The president said he had made his decision after “deep reflection and careful deliberation,” and he made it clear that the judge’s inspiring personal story was crucial in his decision. Mr. Obama praised his choice as someone possessing “a rigorous intellect, a mastery of the law.”
But those essential qualities are not enough, the president said. Quoting Justice Oliver Wendell Holmes, Mr. Obama said, “The life of the law has not been logic, it has been experience.” It is vitally important that a justice know “how the world works, and how ordinary people live,” the president said.
She isn't Pam Karlan or a darling of the left. She was nominated for her first judgeship by Bush 41, in fact. But in many ways, this is the sharpest pick Obama could have made. The Village tried to Swiftboat Sotomayor a few weeks ago, and Obama ignored it. Jeffrey Rosen basically called her a dumb broad, and picked up anonymous whispers to do it. This whisper campaign spread like wildfire. And a couple weeks ago, the entire Village got very interested in a New Haven firefighter's case, likely to be reversed, where Sotomayor participated in an opinion striking down a promotions test showed no advancement for African-Americans. Chris Matthews put a figurative hardhat on and imagined himself an Irish tough getting passed over for a job, and we had a weeklong debate about affirmative action in the most empty way possible. Obama dismissed it.
We're going to hear a lot from the right about these two quotes:
Judge Sotomayor has said her ethnicity and gender are important factors in serving on the bench, a point that could generate debate. “I would hope that a wise Latina woman with the richness of her experiences would more often than not reach a better conclusion than a white male who hasn’t lived that life,” she said in a 2002 lecture.
She also once said at a conference that a “court of appeals is where policy is made,” a statement that has drawn criticism from conservatives who saw it as a sign of judicial activism. Judge Sotomayor seemed to understand at the time that she was making a controversial statement, adding that, “I know this is on tape, and I should never say that, because we don’t make law.”
It doesn't appear from her case law that she has a ultra-liberal record, but on the thin reed of these two quotes, expect a whole mess of shrieking. Obama couldn't care less.

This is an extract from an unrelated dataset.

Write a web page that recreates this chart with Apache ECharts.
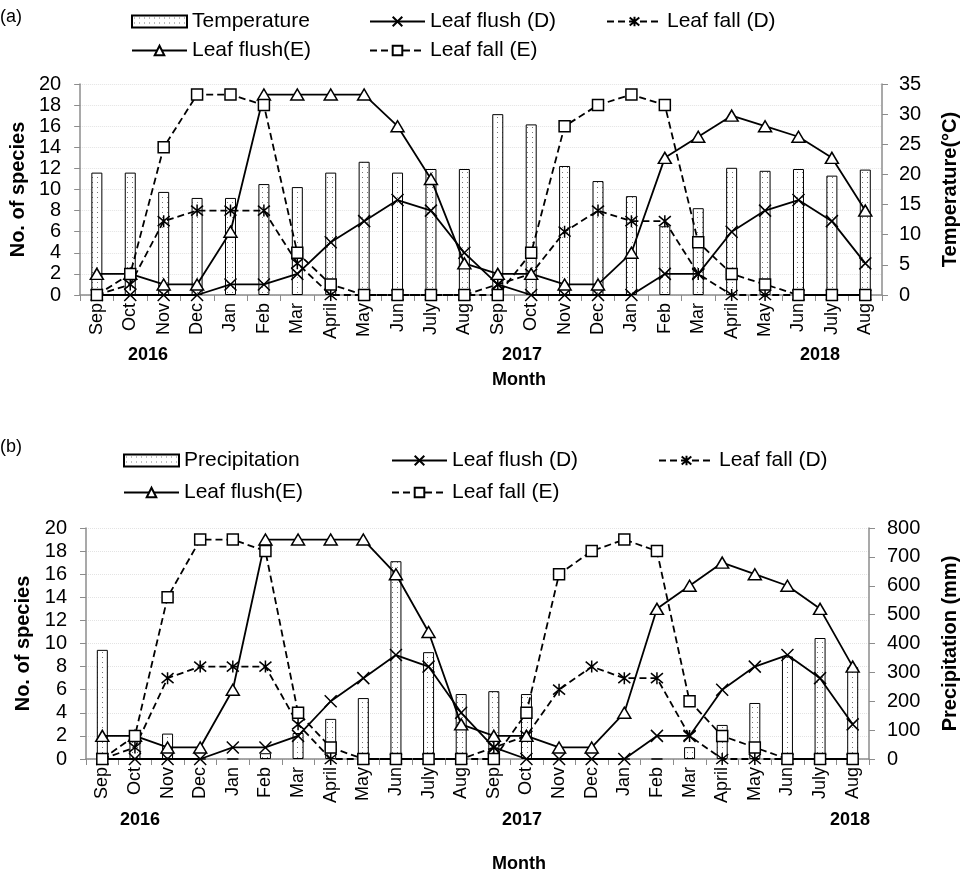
<!DOCTYPE html>
<html>
<head>
<meta charset="utf-8">
<title>Leaf flush and leaf fall</title>
<script src="https://cdn.jsdelivr.net/npm/echarts@6/dist/echarts.min.js"></script>
<style>
  html, body { margin: 0; padding: 0; background: #fff; }
  #chart { width: 968px; height: 883px; }
</style>
</head>
<body>
<div id="chart"></div>
<script>
// Sep 2016 .. Aug 2018
const months = ['Sep', 'Oct', 'Nov', 'Dec', 'Jan', 'Feb', 'Mar', 'April', 'May', 'Jun', 'July', 'Aug',
  'Sep', 'Oct', 'Nov', 'Dec', 'Jan', 'Feb', 'Mar', 'April', 'May', 'Jun', 'July', 'Aug']
const years = ['2016', '2017', '2018']

// climate (right axes)
const temperature = [20.3, 20.3, 17.1, 16.1, 16.1, 18.4, 17.9, 20.3, 22.1, 20.3, 20.9, 20.9,
  30.0, 28.3, 21.4, 18.9, 16.4, 11.4, 14.4, 21.1, 20.6, 20.9, 19.8, 20.8]
const precipitation = [378, 90, 88, 0, 0, 20, 90, 139, 211, 685, 370, 225,
  235, 225, 0, 0, 0, 0, 41, 118, 194, 355, 419, 318]

// no. of species (left axes)
const leafFlushD = [0, 0, 0, 0, 1, 1, 2, 5, 7, 9, 8, 4, 1, 0, 0, 0, 0, 2, 2, 6, 8, 9, 7, 3]
const leafFallD = [0, 1, 7, 8, 8, 8, 3, 0, 0, 0, 0, 0, 1, 2, 6, 8, 7, 7, 2, 0, 0, 0, 0, 0]
const leafFlushE = [2, 2, 1, 1, 6, 19, 19, 19, 19, 16, 11, 3, 2, 2, 1, 1, 4, 13, 15, 17, 16, 15, 13, 8]
const leafFallE = [0, 2, 14, 19, 19, 18, 4, 1, 0, 0, 0, 0, 0, 4, 16, 18, 19, 18, 5, 2, 1, 0, 0, 0]

const FONT = 'Liberation Sans'
const crossPath = 'path://M0,0L10,10M10,0L0,10'
const starPath = 'path://M0,0L10,10M10,0L0,10M5,-1L5,11'

// dotted fill for the bars
function dotPattern() {
  const c = document.createElement('canvas')
  c.width = 5
  c.height = 5
  const ctx = c.getContext('2d')
  ctx.fillStyle = '#fff'
  ctx.fillRect(0, 0, 5, 5)
  ctx.fillStyle = '#777'
  ctx.fillRect(2, 2, 1, 1)
  return { image: c, repeat: 'repeat' }
}
const pattern = dotPattern()

function lineSeries(name, data, symbol, size, dashed, idx) {
  return {
    name: name,
    type: 'line',
    xAxisIndex: idx,
    yAxisIndex: idx * 2,
    data: data,
    symbol: symbol,
    symbolSize: size,
    showAllSymbol: true,
    itemStyle: { color: '#fff', borderColor: '#000', borderWidth: 1.5 },
    lineStyle: { color: '#000', width: 1.8, type: dashed ? [7, 4] : 'solid' },
    emphasis: { disabled: true },
    z: 3
  }
}

function barSeries(name, data, idx) {
  return {
    name: name,
    type: 'bar',
    xAxisIndex: idx,
    yAxisIndex: idx * 2 + 1,
    data: data,
    barWidth: 11,
    itemStyle: { color: pattern, borderColor: '#000', borderWidth: 1 },
    emphasis: { disabled: true },
    z: 2
  }
}

function panelSeries(barName, barData, idx) {
  return [
    barSeries(barName, barData, idx),
    lineSeries('Leaf flush (D)', leafFlushD, crossPath, 12, false, idx),
    lineSeries('Leaf fall (D)', leafFallD, starPath, 12, true, idx),
    lineSeries('Leaf flush(E)', leafFlushE, 'triangle', [13, 11], false, idx),
    lineSeries('Leaf fall (E)', leafFallE, 'rect', 11, true, idx)
  ]
}

function legendItem(name, left, top, icon) {
  const item = { name: name }
  if (icon) item.icon = icon
  return {
    data: [item],
    left: left,
    top: top,
    itemWidth: 55,
    itemHeight: 12,
    selectedMode: false,
    textStyle: { fontFamily: FONT, fontSize: 21, color: '#000' }
  }
}

const axisGray = '#8c8c8c'

function xAxis(idx) {
  return {
    type: 'category',
    gridIndex: idx,
    data: months,
    axisLine: { lineStyle: { color: axisGray, width: 1.5 } },
    axisTick: { show: true, alignWithLabel: false, length: 6, lineStyle: { color: axisGray } },
    axisLabel: { interval: 0, rotate: 90, margin: 8, fontFamily: FONT, fontSize: 18, color: '#000' },
    splitLine: { show: false }
  }
}

function yAxis(idx, pos, max, interval, name, gap, margin) {
  return {
    type: 'value',
    gridIndex: idx,
    position: pos,
    min: 0,
    max: max,
    interval: interval,
    name: name,
    nameLocation: 'middle',
    nameRotate: 90,
    nameGap: gap,
    nameTextStyle: { fontFamily: FONT, fontSize: 20, fontWeight: 'bold', color: '#000' },
    axisLine: { show: true, lineStyle: { color: axisGray, width: 1.5 } },
    axisTick: { show: true, length: 6, lineStyle: { color: axisGray } },
    axisLabel: { margin: margin, fontFamily: FONT, fontSize: 20, color: '#000' },
    splitLine: pos === 'left'
      ? { show: true, lineStyle: { color: '#e3e3e3', type: 'dotted' } }
      : { show: false }
  }
}

function text(str, x, y, bold) {
  return {
    type: 'text',
    left: x,
    top: y,
    style: {
      text: str,
      fill: '#000',
      font: (bold ? 'bold ' : '') + '18px "' + FONT + '"'
    }
  }
}

const chart = echarts.init(document.getElementById('chart'))
chart.setOption({
  backgroundColor: '#fff',
  animation: false,
  grid: [
    { left: 79, right: 70, top: 84, height: 211 },
    { left: 86, right: 81, top: 528, height: 231 }
  ],
  legend: [
    legendItem('Temperature', 126, 6, 'rect'),
    legendItem('Leaf flush (D)', 364, 6),
    legendItem('Leaf fall (D)', 601, 6),
    legendItem('Leaf flush(E)', 126, 35),
    legendItem('Leaf fall (E)', 364, 35),
    legendItem('Precipitation', 118, 445, 'rect'),
    legendItem('Leaf flush (D)', 386, 445),
    legendItem('Leaf fall (D)', 653, 445),
    legendItem('Leaf flush(E)', 118, 477),
    legendItem('Leaf fall (E)', 386, 477)
  ],
  xAxis: [xAxis(0), xAxis(1)],
  yAxis: [
    yAxis(0, 'left', 20, 2, 'No. of species', 32, 19),
    yAxis(0, 'right', 35, 5, 'Temperature(°C)', 58, 17),
    yAxis(1, 'left', 20, 2, 'No. of species', 48, 19),
    yAxis(1, 'right', 800, 100, 'Precipitation (mm)', 71, 18)
  ],
  series: panelSeries('Temperature', temperature, 0).concat(panelSeries('Precipitation', precipitation, 1)),
  graphic: [
    text('(a)', 0, 8, false),
    text(years[0], 128, 346, true),
    text(years[1], 502, 346, true),
    text(years[2], 800, 346, true),
    text('Month', 492, 371, true),
    text('(b)', 0, 438, false),
    text(years[0], 120, 811, true),
    text(years[1], 502, 811, true),
    text(years[2], 830, 811, true),
    text('Month', 492, 855, true)
  ]
})
</script>
</body>
</html>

He made his own decision based on his own best belief of who would make the best Justice. He didn't curry favor with anyone, and certainly not the right or the DC establishment. In fact, he really stuck it to the latter. Good for him.
...Sotomayor appears to be an open book when it comes to executive power, sitting on an appeals court that simply didn't hear very many cases of that type. Given that Obama has gone a bit too far, for my taste, when it concerns executive power, and the Supreme Court will certainly hear many of such cases, and the Court is closely divided on these issues, this will make a tremendous impact and in a perfect world it would become a big part of the debate. (Which it won't, but...)
...Christy Hardin Smith has more. This Ricci case (the affirmative action case in New Haven) is going to be the MOST IMPORTANT JUDICIAL OPINION EVAH before we're done.
...as Greenwald says here, that Jeffrey Rosen New Republic story has fast become the talking point from the right to "prove" that Sotomayor is somehow intellectually incapable. Much obliged!